Once again it that special time of year. The shops are lined with special gifts and goodies, often spotlighting a complete row of Candy Cane options. You can now find tempting flavors to pacify almost anyone… chocolate, mint, strawberry cheesecake… wait, what?
The latest buzz
Trolling Facebook the last few days, I have noticed memes and postings about Jennifer Sinclair, the principal of Omaha-area Manchester Elementary School, who banned Candy Canes because they are a Christian Symbol. She claims that the red is for the blood of Christ, the white is a symbol of his resurrection and the shape “J'” of course for his name, Jesus.
This seemed to intrigue me. I do not think that I have heard this before so I decided to do some digging.
Candy Cane Legends
One legend says that the candy cane came about in 1670 at the Cologne Cathedral in North Rhine-Westphalia, Germany. The Choirmaster offered this sugary treat to singers as a way to keep them still during the Living Creche Ceremony. It is said that he made them into a curve to represent the Shepard’s hook in lieu of the season.
Back during this time, they described candy canes as being completely white. They also were hard to bend and therefore broke a lot. This got me thinking. I remembered back to being a little girl and getting candy sticks from the five and dime store (dating myself, I know.) Do you remember those old fashion candy sticks? They used to come in butterscotch, root beer, cherry and a dozen other tasty versions. I wondered if the choirmaster had handed out something similar.

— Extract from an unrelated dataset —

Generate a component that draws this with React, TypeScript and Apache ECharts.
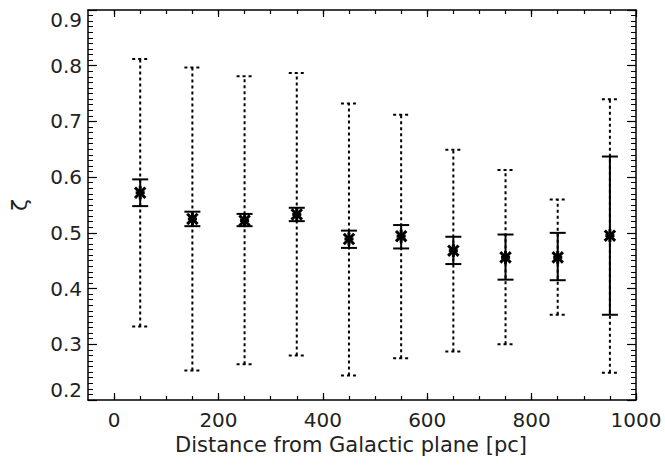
import React, { useEffect, useRef } from "react";
import * as echarts from "echarts";

// Bin centres (distance from the Galactic plane, pc)
const distance = [50, 150, 250, 350, 450, 550, 650, 750, 850, 950];
// Central zeta value in each bin
const zeta = [0.572, 0.525, 0.522, 0.533, 0.489, 0.494, 0.468, 0.456, 0.456, 0.495];
// Solid (small) error bar
const solidLow = [0.548, 0.512, 0.512, 0.521, 0.473, 0.472, 0.444, 0.416, 0.415, 0.353];
const solidHigh = [0.596, 0.538, 0.534, 0.545, 0.504, 0.514, 0.493, 0.497, 0.5, 0.637];
// Dotted (large) error bar
const dottedLow = [0.332, 0.253, 0.264, 0.28, 0.244, 0.275, 0.287, 0.3, 0.353, 0.249];
const dottedHigh = [0.812, 0.797, 0.781, 0.787, 0.732, 0.712, 0.649, 0.613, 0.56, 0.74];

// Tick positions
const xMajorTicks = [0, 200, 400, 600, 800, 1000];
const xMinorTicks = [0, 50, 100, 150, 200, 250, 300, 350, 400, 450, 500, 550, 600, 650, 700, 750, 800, 850, 900, 950, 1000];

const FONT = "DejaVu Sans";

function barRenderer(dashed: boolean) {
  return (params: any, api: any) => {
    const x = api.value(0);
    const lo = api.coord([x, api.value(1)]);
    const hi = api.coord([x, api.value(2)]);
    const hw = 8;
    const style: any = { stroke: "#000", lineWidth: 2, fill: null };
    if (dashed) style.lineDash = [3, 3];
    return {
      type: "group",
      children: [
        { type: "line", shape: { x1: lo[0], y1: lo[1], x2: hi[0], y2: hi[1] }, style },
        { type: "line", shape: { x1: lo[0] - hw, y1: lo[1], x2: lo[0] + hw, y2: lo[1] }, style },
        { type: "line", shape: { x1: hi[0] - hw, y1: hi[1], x2: hi[0] + hw, y2: hi[1] }, style },
      ],
    };
  };
}

function starRenderer(params: any, api: any) {
  const p = api.coord([api.value(0), api.value(1)]);
  const r = 6.5;
  const d = r * 0.8;
  const style = { stroke: "#000", lineWidth: 3 };
  return {
    type: "group",
    children: [
      { type: "line", shape: { x1: p[0], y1: p[1] - r, x2: p[0], y2: p[1] + r }, style },
      { type: "line", shape: { x1: p[0] - d, y1: p[1] - d, x2: p[0] + d, y2: p[1] + d }, style },
      { type: "line", shape: { x1: p[0] - d, y1: p[1] + d, x2: p[0] + d, y2: p[1] - d }, style },
      { type: "line", shape: { x1: p[0] - r * 0.7, y1: p[1], x2: p[0] + r * 0.7, y2: p[1] }, style },
    ],
  };
}

export default function App() {
  const ref = useRef<HTMLDivElement>(null);
  useEffect(() => {
    if (!ref.current) return;
    const chart = echarts.init(ref.current, null, { renderer: "svg" });
    const lineStyle = { color: "#000", width: 1.5 };
    const baseX = {
      type: "value",
      min: -50,
      max: 1000,
      axisLine: { show: true, onZero: false, lineStyle },
      splitLine: { show: false },
    };
    const baseY = {
      type: "value",
      min: 0.2,
      max: 0.9,
      interval: 0.1,
      axisLine: { show: true, onZero: false, lineStyle },
      splitLine: { show: false },
    };
    const option: any = {
      animation: false,
      grid: { left: 85, right: 29, top: 10, bottom: 69, containLabel: false },
      xAxis: [
        {
          ...baseX,
          position: "bottom",
          name: "Distance from Galactic plane [pc]",
          nameLocation: "middle",
          nameGap: 33,
          nameTextStyle: { fontFamily: FONT, fontSize: 21, color: "#222", padding: [0, 22, 0, 0] },
          axisTick: { show: true, inside: true, length: 7, customValues: xMajorTicks, lineStyle: { color: "#000", width: 1.2 } },
          axisLabel: {
            show: true,
            customValues: xMajorTicks,
            margin: 10,
            fontFamily: FONT,
            fontSize: 20,
            color: "#222",
            formatter: (v: number) => String(v),
          },
        },
        {
          ...baseX,
          position: "bottom",
          axisLine: { show: false },
          axisTick: { show: true, inside: true, length: 4, customValues: xMinorTicks, lineStyle: { color: "#000", width: 1.2 } },
          axisLabel: { show: false },
        },
        {
          ...baseX,
          position: "top",
          axisTick: { show: true, inside: true, length: 7, customValues: xMajorTicks, lineStyle: { color: "#000", width: 1.2 } },
          axisLabel: { show: false },
        },
        {
          ...baseX,
          position: "top",
          axisLine: { show: false },
          axisTick: { show: true, inside: true, length: 4, customValues: xMinorTicks, lineStyle: { color: "#000", width: 1.2 } },
          axisLabel: { show: false },
        },
      ],
      yAxis: [
        {
          ...baseY,
          position: "left",
          name: "ζ",
          nameLocation: "middle",
          nameRotate: 90,
          nameGap: 58,
          nameTextStyle: { fontFamily: FONT, fontSize: 22, color: "#222" },
          axisTick: { show: true, inside: true, length: 9, lineStyle: { color: "#000", width: 1.2 } },
          minorTick: { show: true, splitNumber: 10, length: 5, lineStyle: { color: "#000", width: 1 } },
          axisLabel: {
            show: true,
            margin: 6,
            fontFamily: FONT,
            fontSize: 20,
            color: "#222",
            verticalAlignMaxLabel: "top",
            verticalAlignMinLabel: "bottom",
            formatter: (v: number) => v.toFixed(1),
          },
        },
        {
          ...baseY,
          position: "right",
          axisTick: { show: true, inside: true, length: 9, lineStyle: { color: "#000", width: 1.2 } },
          minorTick: { show: true, splitNumber: 10, length: 5, lineStyle: { color: "#000", width: 1 } },
          axisLabel: { show: false },
        },
      ],
      series: [
        {
          name: "range",
          type: "custom",
          xAxisIndex: 0,
          yAxisIndex: 0,
          renderItem: barRenderer(true),
          encode: { x: 0, y: [1, 2] },
          data: distance.map((d, i) => [d, dottedLow[i], dottedHigh[i]]),
          z: 2,
        },
        {
          name: "error",
          type: "custom",
          xAxisIndex: 0,
          yAxisIndex: 0,
          renderItem: barRenderer(false),
          encode: { x: 0, y: [1, 2] },
          data: distance.map((d, i) => [d, solidLow[i], solidHigh[i]]),
          z: 3,
        },
        {
          name: "zeta",
          type: "custom",
          xAxisIndex: 0,
          yAxisIndex: 0,
          renderItem: starRenderer,
          encode: { x: 0, y: 1 },
          data: distance.map((d, i) => [d, zeta[i]]),
          z: 4,
        },
      ],
    };
    chart.setOption(option);
    return () => chart.dispose();
  }, []);
  return (
    <div
      ref={ref}
      style={{ position: "absolute", left: 0, top: 0, width: 665, height: 469, background: "#fff" }}
    />
  );
}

In Dorothy Morrison’s book “Yule: A Celebration of Light and Warmth,” she writes:
“The Candy Cane, however, was invented by an American confectioner who based its form and appearance on Christian roots. He formed it of white candy to signify the virgin birth, then shaped it in a ‘J’ to represent Jesus. The never-ending red stripe was to have symbolized the blood shed on the cross.”
The story goes that it was a candy maker from Indiana who designed this treat to bare witness. It seems that he designed a few religious treats to look as icon symbols. This seems like a reasonable tale but it lacks validation that is easy to trace.
Why is any of this important?
Personally, I do not think it is. Who cares who invented the candy cane, unless it is to give credit to the creator? This is supposed to be a season of light, the season of love. Arguing about who created or where the candy cane came from is not projecting that kind of good will toward others energy. I am pretty sure that I will enjoy a one this year regardless.
Going back to the principal who banned Candy Canes. It seems that she was suspended. Not only did she ban candy canes, but also Santa, red and green colors and so forth. Many schools have put a cap on singling out one holiday to the season, so I suppose I can get that. Maybe a better approach to banning the Candy Cane in school because of its Christian lineage (or not) would have been to ban it for being not a healthy treat.
My overall thought is this:
“Come on folks, can’t we just get along?”
It seems like the truth of the Candy Cane will be buried along with most of history’s accuracy.